At the end of Recovering Canada one is left wondering how to get from here to there, because Borrows does not really address strategies for achieving his vision. He notes that Aboriginal people have often been forced to adopt “blunt instruments” such as direct action, demonstrations, blockades, and litigation to make their point, or press their demands (p. 43). Borrows neither criticizes nor advocates such approaches, and in the absence of a treatment of strategy, one is left with the notion that non-Natives must simply be “educated,” come to grips with their colonial history, and eventually accept in their hearts a vision of reconciliation like that offered by Borrows. Perhaps, in Borrows’ narrative, it is judges and politicians that need to accept this vision and spearhead an evolution (through top-down reforms) towards a more inclusive society.

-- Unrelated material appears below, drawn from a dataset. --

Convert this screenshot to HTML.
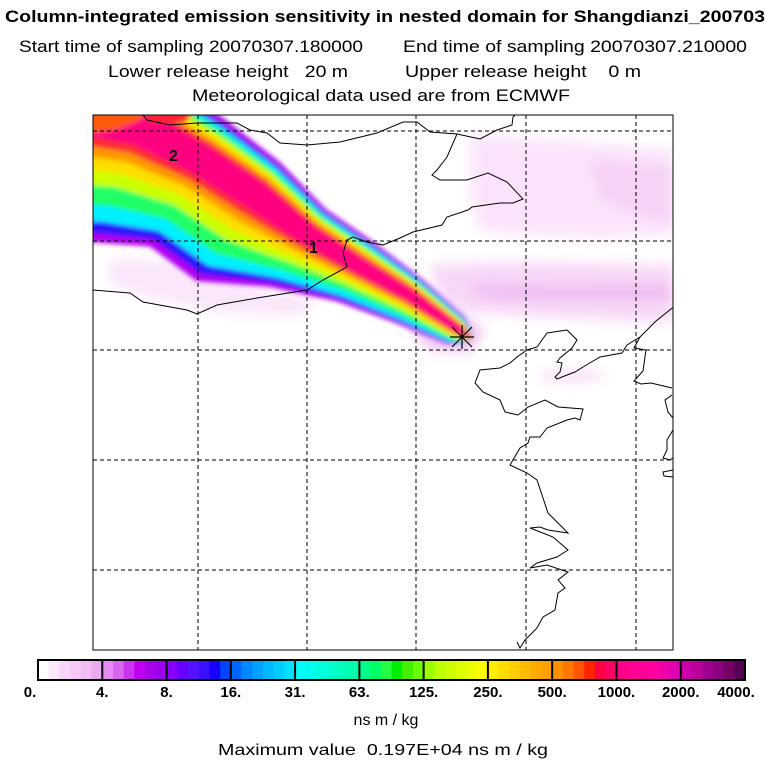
<!DOCTYPE html>
<html><head><meta charset="utf-8"><style>
html,body{margin:0;padding:0;background:#fff;}
svg{display:block;font-family:"Liberation Sans",sans-serif;}
text{white-space:pre;}
</style></head><body>
<svg id="fig" width="768" height="768" viewBox="0 0 768 768" xmlns="http://www.w3.org/2000/svg">
<defs>
<clipPath id="mapclip"><rect x="93" y="115" width="580" height="535"/></clipPath>
<filter id="blur" x="-10%" y="-10%" width="120%" height="120%"><feGaussianBlur stdDeviation="2.5"/></filter>
<filter id="blur2" x="-10%" y="-10%" width="120%" height="120%"><feGaussianBlur stdDeviation="6"/></filter>
</defs>
<g fill="#000">
<text x="5" y="22" font-size="17" font-weight="bold" textLength="760" lengthAdjust="spacingAndGlyphs">Column-integrated emission sensitivity in nested domain for Shangdianzi_200703</text>
<text x="19" y="52" font-size="17" textLength="344" lengthAdjust="spacingAndGlyphs">Start time of sampling 20070307.180000</text>
<text x="403" y="52" font-size="17" textLength="344" lengthAdjust="spacingAndGlyphs">End time of sampling 20070307.210000</text>
<text x="108" y="77" font-size="17" textLength="240" lengthAdjust="spacingAndGlyphs">Lower release height   20 m</text>
<text x="405" y="77" font-size="17" textLength="236" lengthAdjust="spacingAndGlyphs">Upper release height    0 m</text>
<text x="192" y="101" font-size="17" textLength="378" lengthAdjust="spacingAndGlyphs">Meteorological data used are from ECMWF</text>
</g>

<g clip-path="url(#mapclip)">
<g filter="url(#blur2)">
<polygon fill="#fbe4fb" points="470,135 560,140 673,150 673,235 600,238 520,235 480,230 470,200"/>
<polygon fill="#f6d2f6" points="590,160 673,165 673,225 640,215 600,200"/>
<polygon fill="#f7d8f7" points="430,265 520,262 673,265 673,322 560,318 470,312 440,300"/>
<polygon fill="#f0bcf2" points="470,284 560,286 673,285 673,300 560,301 480,298"/>
<polygon fill="#fbe6fb" points="110,258 200,262 260,290 320,298 300,315 220,312 150,298 110,285"/>
<polygon fill="#f8dcf8" points="540,372 590,370 610,376 580,382 545,380"/>
<polygon fill="#f0c4f3" points="420,305 450,308 485,330 470,352 430,350 410,330"/>
</g>
<g id="plume" filter="url(#blur)"></g>
<g stroke="#000" stroke-width="1" stroke-dasharray="4,3" fill="none">
<line x1="198" y1="115" x2="198" y2="650"/><line x1="307" y1="115" x2="307" y2="650"/><line x1="416" y1="115" x2="416" y2="650"/><line x1="526" y1="115" x2="526" y2="650"/><line x1="636" y1="115" x2="636" y2="650"/>
<line x1="93" y1="131" x2="673" y2="131"/><line x1="93" y1="241" x2="673" y2="241"/><line x1="93" y1="350" x2="673" y2="350"/><line x1="93" y1="460" x2="673" y2="460"/><line x1="93" y1="570" x2="673" y2="570"/>
</g>
<g stroke="#000" stroke-width="1" fill="none">
<polyline points="93,290 130,293 143,302 187,310 197,314 217,305 257,298 307,290 323,280 347,267 343,253 347,240 353,237 367,242 383,245 400,238 413,232 442,225 447,217 468,210 472,207 500,203 513,203 523,199 507,182 488,173 467,180 440,180 432,175 437,170 447,157 457,134 430,132 417,122 403,122 377,133 340,142 307,145 280,143 267,133 250,130 237,123 197,123 170,125 147,120 143,115"/>
<polyline points="457,134 480,139 497,130 512,125 513,117 515,115"/>
<polyline points="567,330 577,340 572,348 560,358 557,362 562,363 560,372 555,377 557,379 567,375 575,372 583,367 600,357 622,353 627,345 640,337 656,321 676,305"/>
<polyline points="567,330 547,333 537,347 527,350 517,357 510,363 500,368 480,370 475,383 483,392 500,400 505,412 518,415 528,407 545,400 558,407 583,409 580,420 575,418 567,420 547,428 540,437 530,437 528,443 520,448 510,465 527,473 537,480 548,513 557,522 568,533 548,530 540,527 530,528 553,537 568,550 557,557 537,563 530,568 547,565 568,572 558,580 565,588 558,593 555,610 543,617 537,628 525,640 520,648 517,642"/>
<polyline points="640,337 634,348 646,350 643,371 634,381 641,384 651,383 672,388"/>
<polyline points="672,395 665,400 668,412 673,418"/>
<polyline points="673,430 667,440 667,450 663,458 670,460 673,458"/>
<polyline points="673,470 663,472 664,476 673,477"/>
</g>
<g stroke="#000" stroke-width="1.2">
<line x1="450" y1="337" x2="474" y2="337"/><line x1="462" y1="325" x2="462" y2="349"/>
<line x1="452" y1="327" x2="472" y2="347"/><line x1="452" y1="347" x2="472" y2="327"/>
</g>
<text x="309" y="253" font-size="16" font-weight="bold">1</text>
<text x="169" y="161" font-size="16" font-weight="bold">2</text>
</g>
<rect x="93" y="115" width="580" height="535" fill="none" stroke="#000" stroke-width="1"/>

<g id="colorbar"></g>
<text x="386" y="725" font-size="16" text-anchor="middle">ns m / kg</text>
<text x="218" y="755" font-size="16" textLength="330" lengthAdjust="spacingAndGlyphs">Maximum value  0.197E+04 ns m / kg</text>
</svg>
<script>
const NS="http://www.w3.org/2000/svg";
// plume: centerline with outer half-widths; layers outer->inner
const layerColors=["#b000f0","#2a18ff","#00f0ff","#22ff66","#ccff00","#ffdd00","#ff9900","#ff2a30","#ff0080"];
const upperFrac=[1,0.9,0.82,0.74,0.66,0.58,0.5,0.42,0.33];
const lowerFrac=[1,0.92,0.82,0.68,0.52,0.4,0.3,0.22,0.15];
const centerline=[[50,95],[100,118],[140,127],[200,160],[257,195],[307,235],[357,267],[410,297],[457,330],[468,337]];
const upperW=[55,55,52,48,40,32,30,22,15,6];
const lowerW=[150,135,125,100,105,64,40,30,17,7];
const plume=document.getElementById('plume');
function normals(){
  return centerline.map((p,i)=>{
    const a=centerline[Math.max(0,i-1)], b=centerline[Math.min(centerline.length-1,i+1)];
    let dx=b[0]-a[0], dy=b[1]-a[1]; const L=Math.hypot(dx,dy); dx/=L; dy/=L;
    return [dy,-dx];
  });
}
const nrm=normals();
layerColors.forEach((c,k)=>{
  const up=[],lo=[];
  centerline.forEach((p,i)=>{
    const n=nrm[i];
    up.push([p[0]+n[0]*upperW[i]*upperFrac[k], p[1]+n[1]*upperW[i]*upperFrac[k]]);
    lo.push([p[0]-n[0]*lowerW[i]*lowerFrac[k], p[1]-n[1]*lowerW[i]*lowerFrac[k]]);
  });
  const last=centerline[centerline.length-1];
  const pts=up.concat([[last[0]+4,last[1]+3]]).concat(lo.reverse());
  const pg=document.createElementNS(NS,'polygon');
  
  
  pg.setAttribute('fill',c);
  pg.setAttribute('points',pts.map(p=>p[0].toFixed(1)+','+p[1].toFixed(1)).join(' '));
  plume.appendChild(pg);
});
const corner=document.createElementNS(NS,'polygon');


corner.setAttribute('fill','#ff5a10');
corner.setAttribute('points','85,108 150,108 140,120 115,130 85,134');
plume.appendChild(corner);
const corner2=document.createElementNS(NS,'polygon');


corner2.setAttribute('fill','#ff2030');
corner2.setAttribute('points','140,108 200,108 185,122 150,124');
plume.appendChild(corner2);

const tickLabels = ["0.","4.","8.","16.","31.","63.","125.","250.","500.","1000.","2000.","4000."];
const segColors = [
 ["#ffffff","#fde8fd","#f9d6f9","#f5c8f5","#f0bcf3","#eaaaf0"],
 ["#e68af5","#d966f0","#cc33ee","#c000f0","#a800e8","#9a00ee"],
 ["#8800ff","#6a00ff","#5511ff","#3a10ff","#1800ff","#0044ff"],
 ["#0066ff","#0088ff","#00a0ff","#00b8ff","#00ccff","#00e0ff"],
 ["#00ffff","#00ffee","#00ffdd","#00ffcc","#00ffbb","#00ffaa"],
 ["#00ff88","#00ff66","#22ff44","#00ee00","#44ee00","#66ff00"],
 ["#99ff00","#bbff00","#ccff00","#ddff00","#eeff00","#ffff00"],
 ["#ffee00","#ffdd00","#ffcc00","#ffbb00","#ffaa00","#ffa000"],
 ["#ff9000","#ff7700","#ff5500","#ff2200","#ff0044","#ff0066"],
 ["#ff0088","#ff0090","#ff0099","#ff00a0","#f000a8","#dd00b0"],
 ["#cc00aa","#bb0099","#a00090","#880080","#770066","#550055"]
];
const cb=document.getElementById('colorbar');
const x0=38,x1=745,y0=660,h=20;
const segW=(x1-x0)/segColors.length;
function xPos(i){return x0+i*segW;}
segColors.forEach((cols,i)=>{
  cols.forEach((c,j)=>{
    const r=document.createElementNS(NS,'rect');
    
    
    r.setAttribute('x',xPos(i)+j*segW/cols.length);
    r.setAttribute('y',y0);
    r.setAttribute('width',segW/cols.length+0.5);
    r.setAttribute('height',h);
    r.setAttribute('fill',c);
    cb.appendChild(r);
  });
});
for(let i=0;i<=segColors.length;i++){
  const l=document.createElementNS(NS,'line');
  
  
  l.setAttribute('x1',xPos(i));l.setAttribute('x2',xPos(i));
  l.setAttribute('y1',y0);l.setAttribute('y2',y0+h);
  l.setAttribute('stroke','#000');l.setAttribute('stroke-width','2');
  cb.appendChild(l);
}
const fr=document.createElementNS(NS,'rect');


fr.setAttribute('x',x0);fr.setAttribute('y',y0);fr.setAttribute('width',x1-x0);fr.setAttribute('height',h);
fr.setAttribute('fill','none');fr.setAttribute('stroke','#000');fr.setAttribute('stroke-width','2');
cb.appendChild(fr);
tickLabels.forEach((t,i)=>{
  const tx=document.createElementNS(NS,'text');
  
  
  let cx=xPos(i);
  if(i===0) cx=30;
  if(i===tickLabels.length-1) cx=736;
  tx.setAttribute('x',cx);tx.setAttribute('y',697);
  tx.setAttribute('font-size','15');tx.setAttribute('font-weight','bold');
  tx.setAttribute('text-anchor','middle');
  tx.textContent=t;
  cb.appendChild(tx);
});
</script>
</body></html>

Despite these lingering questions, Borrows breaks new ground by articulating a new inclusive vision that is both reformist and anti-colonial, forward-looking and drawn from Aboriginal traditions. It is a welcome foray into unknown territory – namely, what a Canada based on native and newcomer history, wisdom, and law might look like. Likewise, the book may be stimulating and challenging for anyone advocating some form of “de-colonization” for Canada. Despite the radically different contexts and methodologies, there are also some interesting parallels between Borrows’ work on indigenous struggles in Canada and Ali Abunimah’s discussion of Palestinian self-determination in his book One Country.